The program reports that the Sierra Leone capital of Freetown has witnessed a surge in the number of small telecom/text operated betting devices, were Sierra Leonese sports bettors place wagers on worldwide football matches.
Mercury International a privately owned sports betting operator, is one of two companies currently offering sports betting services and provision in the region. The operator has been granted licence by the government, which allows for betting provisions to be implemented in numerous Sierra Leone stores, internet cafes and kiosks.
In the report a spokesperson for Mercury International claims that the operator now has over 1000 retailers in the region.

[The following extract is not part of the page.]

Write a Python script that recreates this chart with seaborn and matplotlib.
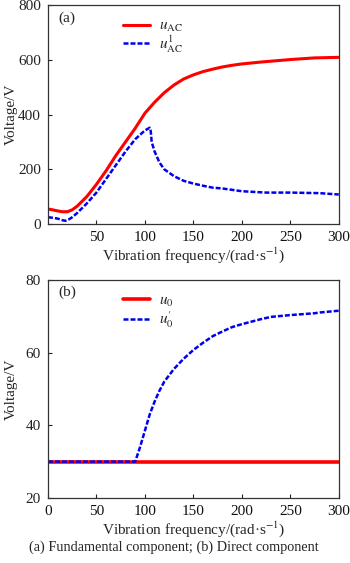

Nevertheless the trade has had its critics, with various commentators claiming that the growing sports betting industry is praying on the unemployed within the region (CIA research claims 60% of the population of Sierra Leone are unemployed). Furthermore anti-betting activists in the region claim that operators are not implementing age restrictions on customers.
Fofana ends his BBC report by stating that the Brazil 2014 World Cup, will likely see record revenues for sports betting in the region. Sierra Leone governments are keen to extend sports betting operations in order to generate constant revenues, in a society where the majority of the population function on cash basis, sports betting has created a constant tax revenue for Sierra Leones government.